February 24, 2017
SVG, AIA featured in Canadian textbook

St Vincent and the Grenadines (SVG) and the Argyle International Airport (AIA) are featured in the third edition of a textbook, widely-used in colleges and universities in Canada, entitled: Introduction to International Development Studies: Approaches, Actors, and Issues, published by Oxford University Press in 2016.

One chapter of the book, captioned “Free Trade, Fair Trade, and South-South Trade,” in which SVG and the AIA were discussed, was authored by Professor Gavin Fridell, associate professor and Canada research chair in International Development Studies, at Saint Mary’s University, Halifax, Nova Scotia, Canada.

In this chapter, Professor Fridell highlighted a “Critical Issues Box” on page 297 of the book, under the rubric “South-South Cooperation in St Vincent and the Grenadines.” This “Box” reads as follows:

“The ‘rise of the South’ has brought with it a renewed interest in ‘a proactive developmental state’ not just among the largest southern economies, but also among smaller more vulnerable ones (UNDP, 2013:4). One unique example of this has been St Vincent and the Grenadines, where the government of Prime Minister Ralph Gonsalves, in office since 2001, has boosted public spending on social programs (e.g. education and health care) and physical infrastructure (e.g., roads and low-income housing) to combat the negative impacts of the global economic recession and the decline of traditional industries, in particular bananas, which had thrived on the basis of a preferential agreement with the EU until it as quashed by the WTO in the 2000s.
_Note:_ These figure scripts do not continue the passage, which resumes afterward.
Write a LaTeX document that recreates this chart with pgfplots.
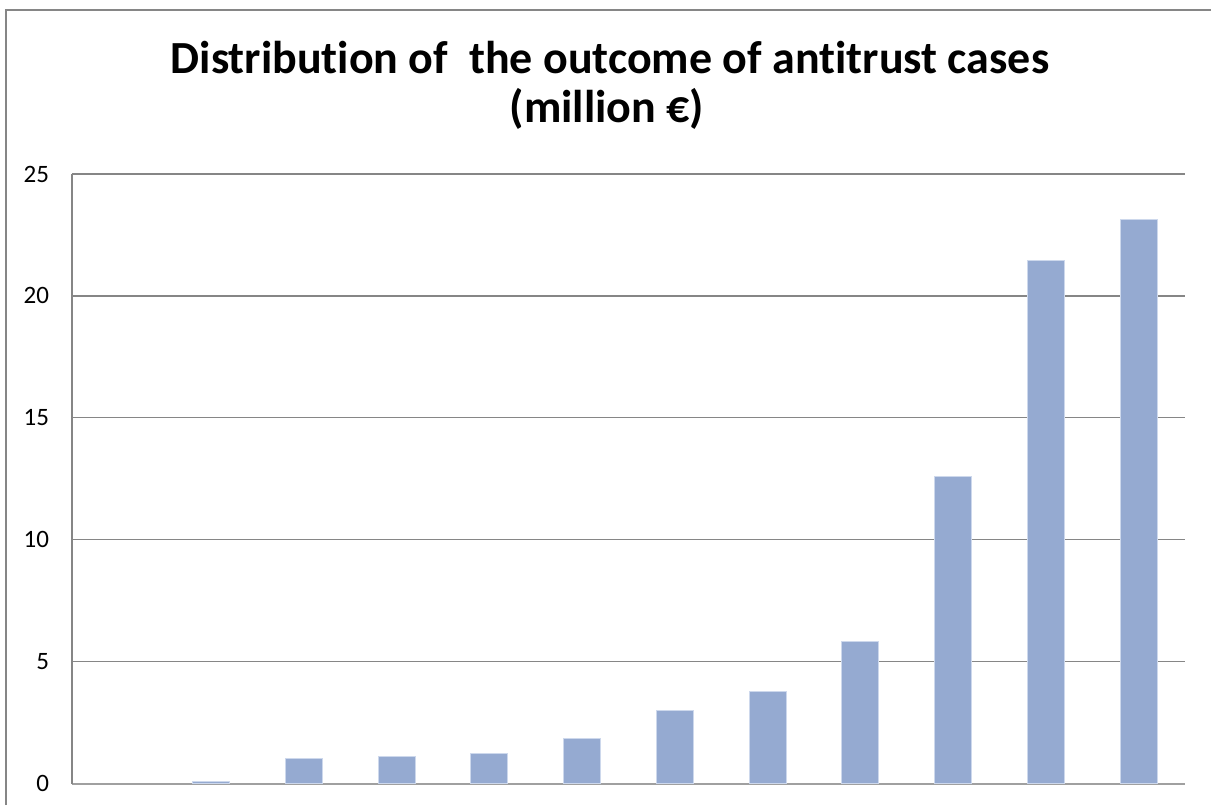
\documentclass[border=0pt]{standalone}
\usepackage{fontspec}
\setmainfont{Carlito}[Ligatures=NoCommon]
\usepackage{pgfplots}
\pgfplotsset{compat=1.18}
\definecolor{barfill}{RGB}{149,170,209}
\definecolor{baredge}{RGB}{205,216,236}
\definecolor{gridc}{RGB}{134,134,134}
\definecolor{framec}{RGB}{134,134,134}
\definecolor{axisc}{RGB}{160,160,160}
\begin{document}
\begin{tikzpicture}
\useasboundingbox (0pt,0pt) rectangle (605.5pt,402.5pt);
\fill[white] (0pt,0pt) rectangle (605.5pt,402.5pt);
\draw[framec, line width=1.1pt] (3pt,0pt) -- (3pt,397.5pt);
\draw[framec, line width=1.1pt] (2.45pt,397.5pt) -- (605.5pt,397.5pt);
\node[font=\bfseries\fontsize{23}{26}\selectfont, anchor=base, inner sep=0pt] at (305pt,365.5pt) {Distribution of\ \ the outcome of antitrust cases};
\node[font=\bfseries\fontsize{23}{26}\selectfont, anchor=base, inner sep=0pt] at (303.5pt,341pt) {(million €)};
\begin{axis}[
  at={(36pt,10.75pt)}, anchor=south west,
  scale only axis,
  width=556.5pt, height=304.75pt,
  xmin=-0.5, xmax=11.5,
  ymin=0, ymax=25,
  xtick=\empty,
  ytick={0,5,10,15,20,25},
  major tick length=0pt,
  axis x line*=bottom,
  axis y line*=left,
  x axis line style={-, axisc, line width=1pt},
  y axis line style={-, gridc, line width=0.6pt},
  ymajorgrids,
  major grid style={gridc, line width=0.6pt},
  /pgf/number format/assume math mode=true,
  yticklabel style={font=\fontsize{12.5}{14}\selectfont, xshift=-8pt, text=black},
  clip=false,
]
\addplot[ybar, bar width=18.5pt, fill=barfill, draw=baredge, line width=0.5pt] coordinates {
  (1,0.07) (2,1.03) (3,1.09) (4,1.22) (5,1.83) (6,3.0) (7,3.79) (8,5.82) (9,12.58) (10,21.47) (11,23.14)
};
\end{axis}
\end{tikzpicture}
\end{document}
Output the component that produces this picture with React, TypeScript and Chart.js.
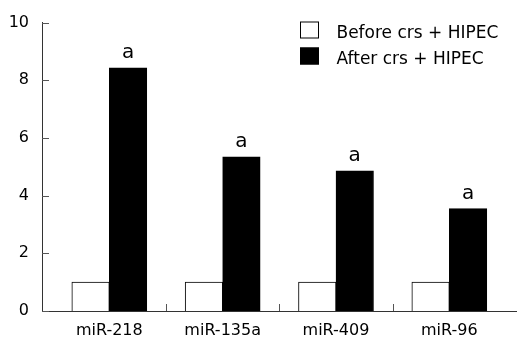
import React, { useEffect, useRef } from "react";
import { Chart, registerables } from "chart.js";

Chart.register(...registerables);

const categories = ["miR-218", "miR-135a", "miR-409", "miR-96"];
const beforeValues = [1.0, 1.0, 1.0, 1.0];
const afterValues = [8.43, 5.35, 4.86, 3.55];
const sigMarks = ["a", "a", "a", "a"];
const seriesLabels = ["Before crs + HIPEC", "After crs + HIPEC"];
const yTicks = [0, 2, 4, 6, 8, 10];

const FONT = "'DejaVu Sans', Verdana, sans-serif";

const axisTicksPlugin = {
  id: "axisTicks",
  afterDraw(chart: any) {
    const { ctx, scales } = chart;
    const x = scales.x;
    const y = scales.y;
    ctx.save();
    ctx.strokeStyle = "#555";
    ctx.lineWidth = 1;
    y.ticks.forEach((t: any) => {
      const py = Math.round(y.getPixelForValue(t.value)) + 0.5;
      ctx.beginPath();
      ctx.moveTo(x.left, py);
      ctx.lineTo(x.left + 7, py);
      ctx.stroke();
    });
    for (let i = 0; i < categories.length - 1; i++) {
      const px = Math.round(x.getPixelForValue(i + 0.5)) + 0.5;
      ctx.beginPath();
      ctx.moveTo(px, y.bottom);
      ctx.lineTo(px, y.bottom - 7);
      ctx.stroke();
    }
    ctx.restore();
  },
};

const sigPlugin = {
  id: "sigMarks",
  afterDatasetsDraw(chart: any) {
    const { ctx } = chart;
    const meta = chart.getDatasetMeta(1);
    ctx.save();
    ctx.font = `20px ${FONT}`;
    ctx.fillStyle = "#000";
    ctx.textAlign = "center";
    ctx.textBaseline = "alphabetic";
    meta.data.forEach((bar: any, i: number) => {
      ctx.fillText(sigMarks[i], bar.x, bar.y - 10);
    });
    ctx.restore();
  },
};

const boxLegendPlugin = {
  id: "boxLegend",
  afterDraw(chart: any, _args: any, opts: any) {
    const { ctx } = chart;
    ctx.save();
    ctx.font = `17px ${FONT}`;
    ctx.textAlign = "left";
    ctx.textBaseline = "alphabetic";
    chart.data.datasets.forEach((ds: any, i: number) => {
      const top = opts.y + i * opts.rowGap;
      ctx.fillStyle = ds.backgroundColor;
      ctx.fillRect(opts.x, top, opts.boxW, opts.boxH);
      ctx.strokeStyle = "#000";
      ctx.lineWidth = 1;
      ctx.strokeRect(opts.x + 0.5, top + 0.5, opts.boxW - 1, opts.boxH - 1);
      ctx.fillStyle = "#000";
      ctx.fillText(ds.label, opts.textX, top + opts.baseline);
    });
    ctx.restore();
  },
};

export default function App() {
  const ref = useRef<HTMLCanvasElement | null>(null);

  useEffect(() => {
    if (!ref.current) return;
    const chart = new Chart(ref.current, {
      type: "bar",
      data: {
        datasets: [
          {
            label: seriesLabels[0],
            data: beforeValues.map((v, i) => ({ x: i, y: v })),
            backgroundColor: "#ffffff",
            borderColor: "#000000",
            borderWidth: 1,
            barThickness: 37.5,
          },
          {
            label: seriesLabels[1],
            data: afterValues.map((v, i) => ({ x: i, y: v })),
            backgroundColor: "#000000",
            borderColor: "#000000",
            borderWidth: 1,
            barThickness: 37.5,
          },
        ],
      } as any,
      options: {
        animation: false,
        responsive: false,
        layout: { padding: { top: 19, right: 0, left: 0, bottom: 0 } },
        plugins: {
          legend: { display: false },
          tooltip: { enabled: false },
          boxLegend: { x: 300, y: 21.5, rowGap: 26, boxW: 19, boxH: 17, textX: 336.5, baseline: 16 },
        } as any,
        scales: {
          x: {
            type: "linear",
            offset: false,
            min: -0.594,
            max: 3.597,
            afterBuildTicks: (scale: any) => {
              scale.ticks = categories.map((_, i) => ({ value: i }));
            },
            afterFit: (scale: any) => {
              scale.height = 27;
            },
            ticks: {
              callback: (_v: any, idx: number) => categories[idx],
              font: { family: FONT, size: 16 },
              color: "#000",
              padding: 10,
              maxRotation: 0,
              autoSkip: false,
            },
            grid: { display: false, drawTicks: false, tickLength: 0, offset: false },
            border: { display: true, color: "#333", width: 1 },
          },
          y: {
            min: 0,
            max: 10,
            afterBuildTicks: (scale: any) => {
              scale.ticks = yTicks.map((v) => ({ value: v }));
            },
            afterFit: (scale: any) => {
              scale.width = 42;
            },
            ticks: {
              font: { family: FONT, size: 16 },
              color: "#000",
              padding: 13,
            },
            grid: { display: false, drawTicks: false, tickLength: 0 },
            border: { display: true, color: "#333", width: 1 },
          },
        },
      } as any,
      plugins: [axisTicksPlugin, sigPlugin, boxLegendPlugin],
    });
    return () => chart.destroy();
  }, []);

  return (
    <div style={{ position: "absolute", left: 0, top: 0, width: 517, height: 338, background: "#fff" }}>
      <canvas ref={ref} width={517} height={338} style={{ display: "block" }} />
    </div>
  );
}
“In the wake of declining preferential supports from northern governments, SVG has found increasing assistance from southern partners, including through membership in ALBA. Most notably, since 2008, Venezuela and Cuba have provided SVG with millions of dollars of assistance and soft loans to construct a new international airport design to promote fresh opportunities for trade, tourism, and services. An estimated $112 million of this assistance — over 40% of the cost of the airport — comes mostly in the form of “in-kind” support, including the engineering services, heavy machinery, wind stations, and an on-site laboratory. Additional support has come from other, non-ALBA, countries, including grants and loans from Taiwan, Trinidad and Tobago, Iran, and Libya, and a free Airport Master Plan approved by Mexico (Fridell, 2013; Gonsalves, 2012).

“The airport is due for completion by the end of 2016. While projects such as this may not be able to overcome the vulnerability experienced by small island states in a highly uneven global economy, they do point to new and original forms of South-South cooperation that challenge the northern-based consensus around free-trade, while supporting governments developing southern-based alternatives to it.”

In a letter to Prime Minister Ralph E Gonsalves, dated February 13, 2017, Professor Fridell congratulated the Prime Minister and all Vincentians on the “wonderful achievement” of the Argyle International Airport.